It wasn’t dark yet outside. The rain had just started to fall, scattered cars swept over the wet roads. A bicycle bell ringing right behind him startled him. A dark mass passed and shoved at his black bag. The man carrying a girl on the crossbar of his bike sent him to hell with a hand gesture.
‘Pay attention, grandpa.’
Dora was waiting for him at his house, sitting in front of the typewriter. There was a pile of papers on the table that Walter had left for her to copy.
‘How do you feel?’ he asked coming in.
He didn’t imagine she would actually respond. He left his bag on the chair and ran to the bathroom.
‘I feel better,’ she finally said, ‘but I’m still tired. I wasn’t able to type. You could have waited until tomorrow to ask.’
‘I know, you’re right, but it was urgent,’ he apologised unconvincingly. He wiped his hands and looked out the door. ‘That means I have to do it.’
Dora, wra
pped in her dressing gown, stood. She looked down at the street and the sad colourless sky. Was now the right moment to tell him? The air was still; the rain was falling soft and monotonous.

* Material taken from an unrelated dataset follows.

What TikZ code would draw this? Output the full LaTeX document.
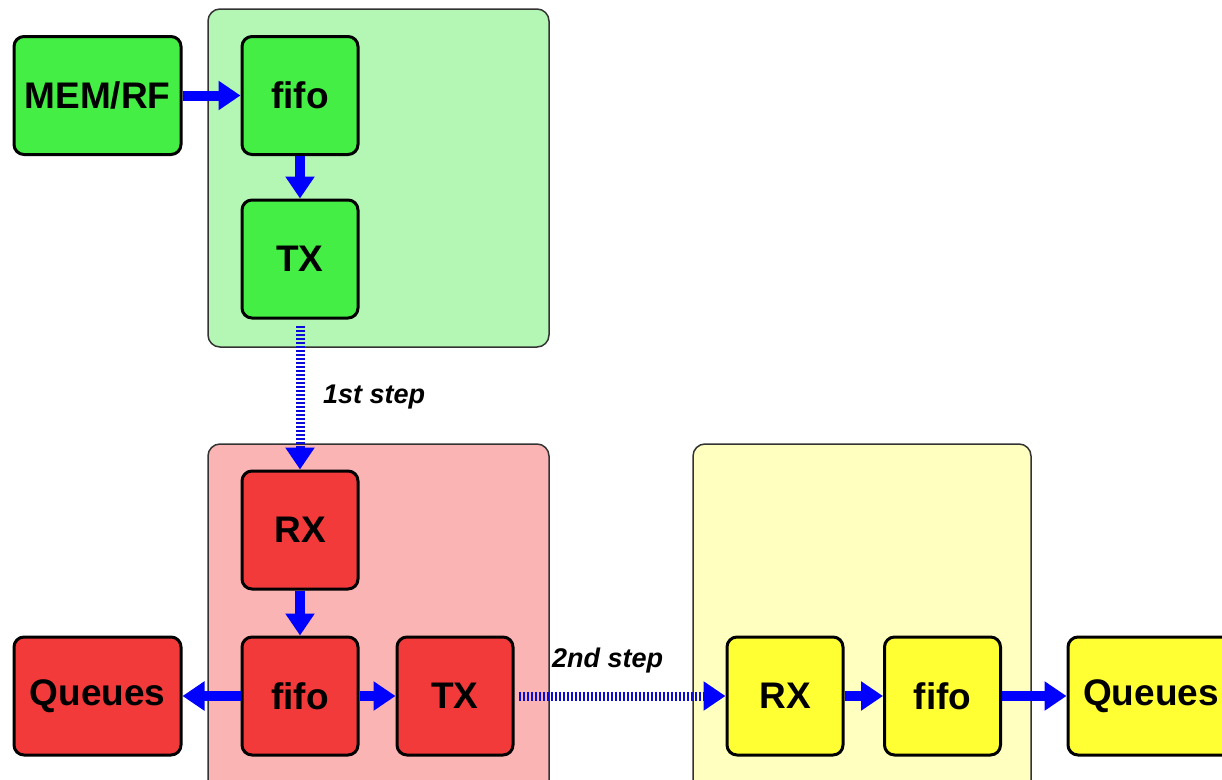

‘Listen,’ she decided. ‘Emma wrote to me. You remember her, don’t you? Emma Cohn, my friend from school? She’s taken refuge down south in Lourdes. She says that it’s better than most places; the people are hospitable. They’re used to pilgrims.’
Benjamin didn’t answer. He slowly tapped a finger, trying to beat down his anger.
Chapter Thirty
The invasion started on May 10, a Friday. The armoured divisions arrived with the paratroopers and their planes. Sure, we’d had a test run in Spain but we’d never seen so much equipment and so many weapons, and we’d never seen a war move as fast as that. The Krauts blasted through the holes in the Maginot Line; they crossed Holland and five days later were crossing the Meuse. We’d already realised that something wasn’t right with the French army. There were hundreds of abandoned cannons in the Alsatian forests. Entire regiments passed by, drifting; they came to the front line but didn’t know what to do. The situation stunk; it seemed like no one really wanted to fight. We didn’t even want to fight. They had us wandering along the border for several days, not a camp in sight. Then we doubled back to build anti-tank trenches in the Ardennes. As if they had any purpose at that point. Actually the German paratroopers ended up hiding in them to attack our retreating troops from behind. We had to work at night because all day long those Stuka dive-bombers fried us; they made a joke out of the ones we’d seen back in Spain. Towns, little villages – the planes left nothing standing. Then the tanks moved in to occupy the territory. And we were running. Then one morning we sort of stumbled onto their side of the line. The Krauts moved fast. They had already crossed the Meuse and were already thirty kilometres to our south. Lucky for us our new captain, a count from Grenoble, managed to organise a manoeuvre so that we could double back and get in contact with our guys again. But by then, it was like in Catalonia a year and a half before – we got out by the skin of our teeth, but more hectically, in the middle of utter chaos, a Babel of orders and counter-orders that basically ended up saying the same thing: run south.